Иногда ты не можешь сразу приступить к работе над материалом, пытаясь собраться, потому что человек, мама отвлекает в тебе профессионала. Ты представляешь, например, как другая мать каждый раз замирает от страха: закупят ли в этом году дорогостоящий препарат, от которого зависит жизнь и здоровье ребенка с редкой болезнью – «Чиновники спросили меня: зачем вам это лечение?» Как мама детей с генетической болезнью борется за лекарство».
Или видишь, как другая мама, твоя ровесница, не может остановить рыдания, – у нее хотят изъять детей, потому что родители взяли их на митинг – «Ходят в Дарвиновский и любят борщ. Как живет семья Хомских, у которой хотят отобрать детей». И это совсем не про политику, а про то, как в обычную жизнь с приготовлением обеда, проверкой уроков, посещением «музыкалки», прогулками может ворваться парализующий страх за детей. Слава Богу, все обошлось. И я верю, в том числе потому, что СМИ не молчали.
Поэтому-то ты берешь и пишешь, как и все, кто работает с тобой рядом, чтобы не молчать, чтобы можно было что-то изменить, исправить в этом мире.
Чтобы, например, люди, которые берут ребенка из детского дома, понимали, что обратной дороги быть не должно. Или уже лучше не решаться, чтобы не пришлось потом детям, которых возвращают, всю жизнь справляться с тем, что их в очередной раз предали.
«Я считала, что сама виновата в случившемся, писала родителям письма, ждала, что они заберут меня. Через полгода поняла, что не заберут, и перестала думать об этом. Мне кажется, что все чувства, размышления, всю боль по этому поводу я глубоко заперла в себе и не позволяла им выйти наружу. Но с возрастом это больше и больше выходит, как-то действует на тебя, и не думать уже не получается», – рассказывала Мария, уже взрослая девушка, одна из героинь материала «Везли в детский лагерь, а сдали в приют». Самое ужасное при возврате – ничего не сказать ребенку».
Да, вокруг много беды. Но в жизни, кроме беды, цитируя Сашу Черного, еще
Есть горячее солнце, наивные дети,
Драгоценная радость мелодий и книг.
Если нет — то ведь были, ведь были на свете
И Бетховен, и Пушкин, и Гейне, и Григ.
Меня спасает искусство. Часто – церковное, но не только.
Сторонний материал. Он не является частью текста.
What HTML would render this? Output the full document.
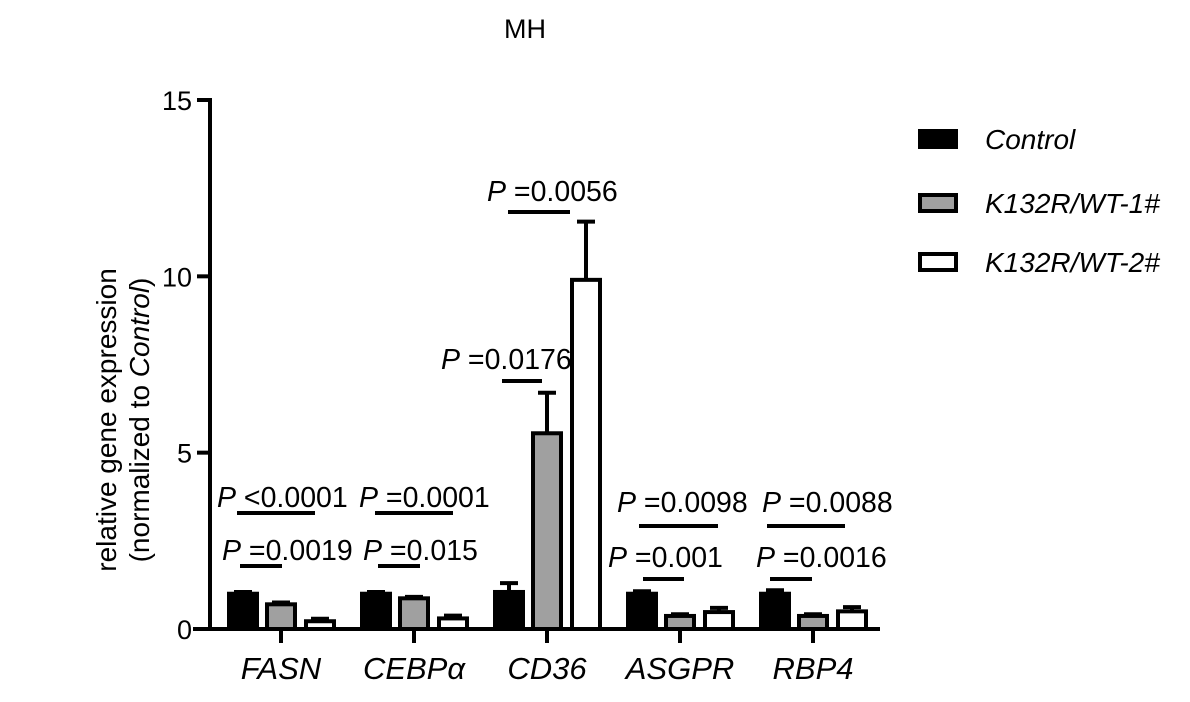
<!DOCTYPE html>
<html><head><meta charset="utf-8"><style>body{margin:0;background:#fff}svg{font-family:"Liberation Sans",Arial,sans-serif}</style></head>
<body>
<svg id="chart" width="1190" height="697" xmlns="http://www.w3.org/2000/svg"></svg>
<script>
const categories = ["FASN","CEBPα","CD36","ASGPR","RBP4"];
const seriesNames = ["Control","K132R/WT-1#","K132R/WT-2#"];
const controlVals = [1.0,1.0,1.05,1.0,1.0];
const wt1Vals = [0.7,0.87,5.55,0.37,0.37];
const wt2Vals = [0.22,0.3,9.9,0.48,0.5];
const controlErr = [0.05,0.05,0.25,0.07,0.1];
const wt1Err = [0.05,0.04,1.15,0.05,0.05];
const wt2Err = [0.07,0.08,1.65,0.12,0.12];
const yTicks = [0,5,10,15];
const sigLabels = ["P <0.0001","P =0.0019","P =0.0001","P =0.015","P =0.0056","P =0.0176","P =0.0098","P =0.001","P =0.0088","P =0.0016"];

const svg=document.getElementById('chart');
const NS="http://www.w3.org/2000/svg";
function mk(tag,attrs,name,parent){const e=document.createElementNS(NS,tag);for(const k in attrs)e.setAttribute(k,attrs[k]);


(parent||svg).appendChild(e);return e;}
const y0=629, pxPerUnit=(629-100)/15;
function yS(v){return y0-v*pxPerUnit;}
function xS(i){return 281+i*133;}
const fills=["#000","#a0a0a0","#fff"];
const offsets=[-38,0,39];
const vals=[controlVals,wt1Vals,wt2Vals], errs=[controlErr,wt1Err,wt2Err];

let t=mk('text',{x:525,y:38,'font-size':27,'text-anchor':'middle'},'chart-title');t.textContent="MH";
mk('line',{x1:210,y1:98,x2:210,y2:631,stroke:'#000','stroke-width':4},'y-axis');
mk('line',{x1:193,y1:629,x2:880,y2:629,stroke:'#000','stroke-width':4},'x-axis');
yTicks.forEach(v=>{const y=yS(v);
mk('line',{x1:197,y1:y,x2:210,y2:y,stroke:'#000','stroke-width':4},'y-tick');
const l=mk('text',{x:192,y:y+10,'font-size':27,'text-anchor':'end'},'y-tick-label');l.textContent=v;});
const yt=mk('text',{transform:'translate(122,420) rotate(-90)','font-size':28,'text-anchor':'middle'},'y-axis-title');
yt.innerHTML='<tspan x="0" dy="-6">relative gene expression</tspan><tspan x="0" dy="33">(normalized to <tspan font-style="italic">Control</tspan>)</tspan>';
categories.forEach((c,i)=>{const x=xS(i);
mk('line',{x1:x,y1:629,x2:x,y2:643,stroke:'#000','stroke-width':4},'x-tick');
const l=mk('text',{x:x,y:679,'font-size':31,'font-style':'italic','text-anchor':'middle'},'x-tick-label');l.textContent=c;
for(let s=0;s<3;s++){const cx=x+offsets[s],v=vals[s][i],e=errs[s][i];
const top=yS(v),et=yS(v+e);
mk('line',{x1:cx,y1:top,x2:cx,y2:et,stroke:'#000','stroke-width':4},'error-bar');
mk('line',{x1:cx-9,y1:et,x2:cx+9,y2:et,stroke:'#000','stroke-width':4},'error-cap');
mk('rect',{x:cx-14,y:top,width:28,height:y0-top,fill:fills[s],stroke:'#000','stroke-width':4},'bar-'+c+'-'+s);
}});
const sig=[[237,315,513,217,507],[240,282,566,222,560],[375,453,513,359,507],[378,420,566,363,560],
[508,570,212,487,201],[502,542,381,441,369],[639,718,526,617,512],[643,684,579,608,567],[767,845,526,762,512],[770,812,579,756,567]];
sig.forEach((s,k)=>{mk('line',{x1:s[0],y1:s[2],x2:s[1],y2:s[2],stroke:'#000','stroke-width':4},'significance-line');
const tx=mk('text',{x:s[3],y:s[4],'font-size':28.5},'p-value-label');
tx.innerHTML='<tspan font-style="italic">P</tspan> '+sigLabels[k].slice(2).replace('<','&lt;');});
const ly=[139,203,262];
seriesNames.forEach((n,i)=>{mk('rect',{x:920,y:ly[i]-8,width:36,height:16,fill:fills[i],stroke:'#000','stroke-width':4},'legend-swatch');
const l=mk('text',{x:985,y:ly[i]+10,'font-size':28,'font-style':'italic'},'legend-entry');l.textContent=n;});
</script>
</body></html>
В этом году для меня подарком стала беседа с одним из лучших российских мультипликаторов Александром Петровым и его сыном Дмитрием, который тоже занимается анимацией – «Скелет рыбы и состязание в баре. Семнадцатилетний художник придумал сцены для фильма, который получил Оскара». На такие встречи я обязательно беру и детей, им тоже важно посмотреть и послушать, как рождались фильмы, ставшие классикой мировой анимации, которые они видели не один раз.
Однажды, когда я очень устала, подумала, что хорошо бы писать только об искусстве, беседовать с иконописцами, смотреть, как развивается современная церковная живопись, и не нырять в это море боли, отчаяния, сверхчеловеческих усилий, которые прикладывают люди, чтобы помочь своим близким, в которое не нырять не получается, если ты касаешься социальных тем. А потом поняла – не смогу. Потому, что важно говорить о людях. Кстати, ведь именно люди делают искусство. Люди, которые порой сталкиваются с потерями, но продолжают двигаться дальше в своем творчестве, как иконописец Марина Синанян.